It’s time for Throwback Thursday, ScienceFiction.com’s ongoing column dedicated to the great science fiction of the past. And for this Thursday, we thought, why not do a throwback that is a throwback in itself, i.e, a time-travel story. That’s why the subject of today is ‘The Girl Who Leapt Through Time’.
For those who are familiar with the title, you be asking which one? I’ll be focusing on the 1983 movie, which had a little bit of international acclaim, and led to a sequel made in 2010 that was translated and streaming on Netflix. I will not be touching on the millions of dramas and mangas based off the series.
This movie, however, is not for everyone. It has every quality of an artsy foreign film people used to make fun of in the 90s, including starting in black and white and moving into to color, then moving back into black and white, a 45-minute build-up to time travel, no climax really whatsoever, and the slowest payoff known to sci-fi.

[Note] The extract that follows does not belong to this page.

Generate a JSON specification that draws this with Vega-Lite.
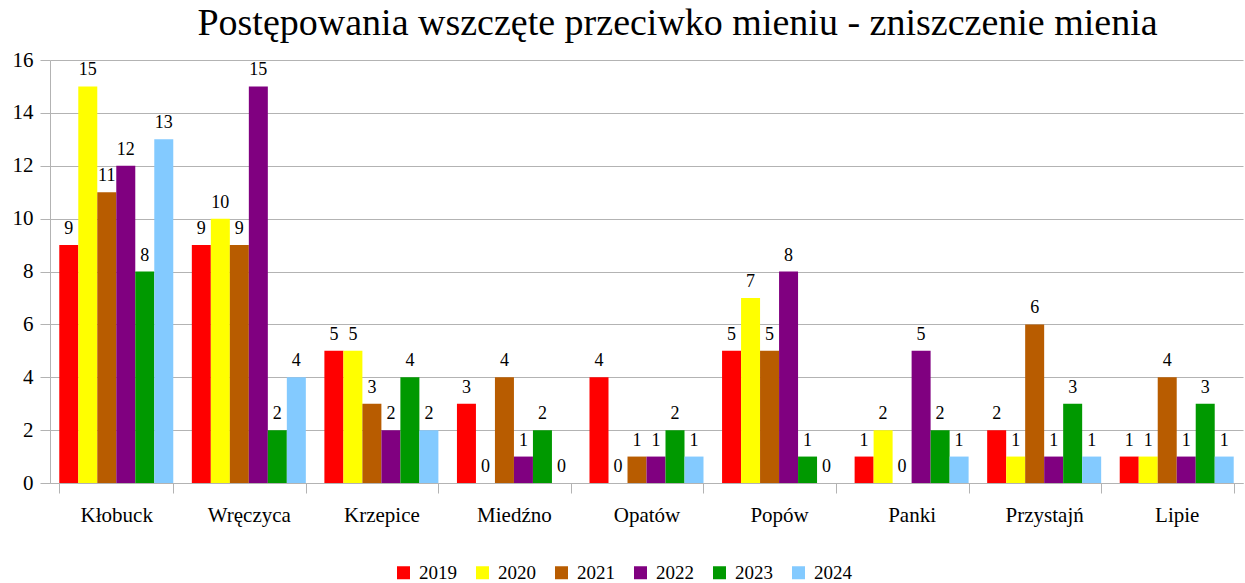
{
  "$schema": "https://vega.github.io/schema/vega-lite/v6.json",
  "autosize": "none",
  "width": 1193,
  "height": 423,
  "padding": {"left": 50, "top": 60, "right": 2, "bottom": 100},
  "background": "white",
  "config": {
    "font": "Times New Roman, Liberation Serif, DejaVu Serif, serif",
    "view": {"stroke": null}
  },
  "title": {
    "text": "Postępowania wszczęte przeciwko mieniu - zniszczenie mienia",
    "font": "Times New Roman, Liberation Serif, DejaVu Serif, serif",
    "fontSize": 38,
    "fontWeight": "normal",
    "color": "black",
    "anchor": "middle",
    "dx": 31,
    "offset": 6
  },
  "data": {
    "values": [
      {"gmina": "Kłobuck", "rok": "2019", "n": 9},
      {"gmina": "Kłobuck", "rok": "2020", "n": 15},
      {"gmina": "Kłobuck", "rok": "2021", "n": 11},
      {"gmina": "Kłobuck", "rok": "2022", "n": 12},
      {"gmina": "Kłobuck", "rok": "2023", "n": 8},
      {"gmina": "Kłobuck", "rok": "2024", "n": 13},
      {"gmina": "Wręczyca", "rok": "2019", "n": 9},
      {"gmina": "Wręczyca", "rok": "2020", "n": 10},
      {"gmina": "Wręczyca", "rok": "2021", "n": 9},
      {"gmina": "Wręczyca", "rok": "2022", "n": 15},
      {"gmina": "Wręczyca", "rok": "2023", "n": 2},
      {"gmina": "Wręczyca", "rok": "2024", "n": 4},
      {"gmina": "Krzepice", "rok": "2019", "n": 5},
      {"gmina": "Krzepice", "rok": "2020", "n": 5},
      {"gmina": "Krzepice", "rok": "2021", "n": 3},
      {"gmina": "Krzepice", "rok": "2022", "n": 2},
      {"gmina": "Krzepice", "rok": "2023", "n": 4},
      {"gmina": "Krzepice", "rok": "2024", "n": 2},
      {"gmina": "Miedźno", "rok": "2019", "n": 3},
      {"gmina": "Miedźno", "rok": "2020", "n": 0},
      {"gmina": "Miedźno", "rok": "2021", "n": 4},
      {"gmina": "Miedźno", "rok": "2022", "n": 1},
      {"gmina": "Miedźno", "rok": "2023", "n": 2},
      {"gmina": "Miedźno", "rok": "2024", "n": 0},
      {"gmina": "Opatów", "rok": "2019", "n": 4},
      {"gmina": "Opatów", "rok": "2020", "n": 0},
      {"gmina": "Opatów", "rok": "2021", "n": 1},
      {"gmina": "Opatów", "rok": "2022", "n": 1},
      {"gmina": "Opatów", "rok": "2023", "n": 2},
      {"gmina": "Opatów", "rok": "2024", "n": 1},
      {"gmina": "Popów", "rok": "2019", "n": 5},
      {"gmina": "Popów", "rok": "2020", "n": 7},
      {"gmina": "Popów", "rok": "2021", "n": 5},
      {"gmina": "Popów", "rok": "2022", "n": 8},
      {"gmina": "Popów", "rok": "2023", "n": 1},
      {"gmina": "Popów", "rok": "2024", "n": 0},
      {"gmina": "Panki", "rok": "2019", "n": 1},
      {"gmina": "Panki", "rok": "2020", "n": 2},
      {"gmina": "Panki", "rok": "2021", "n": 0},
      {"gmina": "Panki", "rok": "2022", "n": 5},
      {"gmina": "Panki", "rok": "2023", "n": 2},
      {"gmina": "Panki", "rok": "2024", "n": 1},
      {"gmina": "Przystajń", "rok": "2019", "n": 2},
      {"gmina": "Przystajń", "rok": "2020", "n": 1},
      {"gmina": "Przystajń", "rok": "2021", "n": 6},
      {"gmina": "Przystajń", "rok": "2022", "n": 1},
      {"gmina": "Przystajń", "rok": "2023", "n": 3},
      {"gmina": "Przystajń", "rok": "2024", "n": 1},
      {"gmina": "Lipie", "rok": "2019", "n": 1},
      {"gmina": "Lipie", "rok": "2020", "n": 1},
      {"gmina": "Lipie", "rok": "2021", "n": 4},
      {"gmina": "Lipie", "rok": "2022", "n": 1},
      {"gmina": "Lipie", "rok": "2023", "n": 3},
      {"gmina": "Lipie", "rok": "2024", "n": 1}
    ]
  },
  "encoding": {
    "x": {
      "field": "gmina",
      "type": "nominal",
      "sort": null,
      "scale": {"paddingInner": 0.14, "paddingOuter": 0.07},
      "axis": {
        "title": null,
        "labelAngle": 0,
        "labelFont": "Times New Roman, Liberation Serif, DejaVu Serif, serif",
        "labelFontSize": 21,
        "labelColor": "black",
        "labelPadding": 11,
        "tickBand": "extent",
        "tickSize": 10,
        "tickColor": "#b3b3b3",
        "domainColor": "#b3b3b3",
        "grid": false
      }
    },
    "xOffset": {"field": "rok", "type": "nominal", "sort": null},
    "y": {
      "field": "n",
      "type": "quantitative",
      "scale": {"domain": [0, 16], "nice": false},
      "axis": {
        "title": null,
        "values": [0, 2, 4, 6, 8, 10, 12, 14, 16],
        "labelFont": "Times New Roman, Liberation Serif, DejaVu Serif, serif",
        "labelFontSize": 21,
        "labelColor": "black",
        "labelPadding": 7,
        "tickSize": 10,
        "tickColor": "#b3b3b3",
        "domainColor": "#b3b3b3",
        "gridColor": "#b3b3b3",
        "grid": true
      }
    }
  },
  "layer": [
    {
      "mark": {"type": "bar"},
      "encoding": {
        "color": {
          "field": "rok",
          "type": "nominal",
          "scale": {
            "domain": ["2019", "2020", "2021", "2022", "2023", "2024"],
            "range": ["#ff0000", "#ffff00", "#b85c00", "#800080", "#009900", "#83caff"]
          },
          "legend": {
            "title": null,
            "orient": "none",
            "direction": "horizontal",
            "columns": 6,
            "legendX": 344,
            "legendY": 503,
            "symbolType": "square",
            "symbolSize": 169,
            "symbolStrokeWidth": 0,
            "labelFont": "Times New Roman, Liberation Serif, DejaVu Serif, serif",
            "labelFontSize": 19,
            "labelColor": "black",
            "columnPadding": 16,
            "labelOffset": 6
          }
        }
      }
    },
    {
      "mark": {"type": "text", "baseline": "bottom", "dy": -7, "font": "Times New Roman, Liberation Serif, DejaVu Serif, serif", "fontSize": 18, "color": "black"},
      "encoding": {
        "text": {"field": "n", "type": "quantitative"}
      }
    }
  ]
}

And by pay off, I really just mean a strange ending involving a time traveler replacing a dead kid, and living his life.
But I’m getting ahead of myself. Let’s start with a day in the life of Kazuko Yoshiyama, or rather a few days in the life of Kazuko Yoshiyama. I did say it was a slow build, right? She goes skiing with her classmates, goes to school, does club activities, and spends a lot of time walking places with her two best friends, Goro and Kazuo.
It may sound a bit boring, but it’s really not. ‘The Girl Who Leapt Through Time’s charm is that is that it takes you on your own leap through time back to 1970s Japan, before the technological boom. There is a beauty and nostalgia in it for modern audiences, and a glimpse into a new world for the contemporary watchers. While it takes a while to get there, every element that seemed so inane, such as the teacher’s necktie, or the smell of lavender become very important as Kazuko begins to leap through time.
In the end, you find out that Kazuko was a time traveller from the year 2260, and while he and Kazuko fall in love, he does exactly what you expect in an artsy foreign film stereotype. He leaves her and erases the memories.
Originally a popular book, ‘The Girl Who Leapt Through Time’ has remained popular since its inception, and it’s a little hard to put one’s finger on why. I think it relies heavily on the reality of Kazuko’s life, and her reactions to her strange journeys through time. Nevertheless, even with the slow build, it remains a favorite of mine, if only to admire the bravery in its cinematography, though its techniques may seem not modern to us now.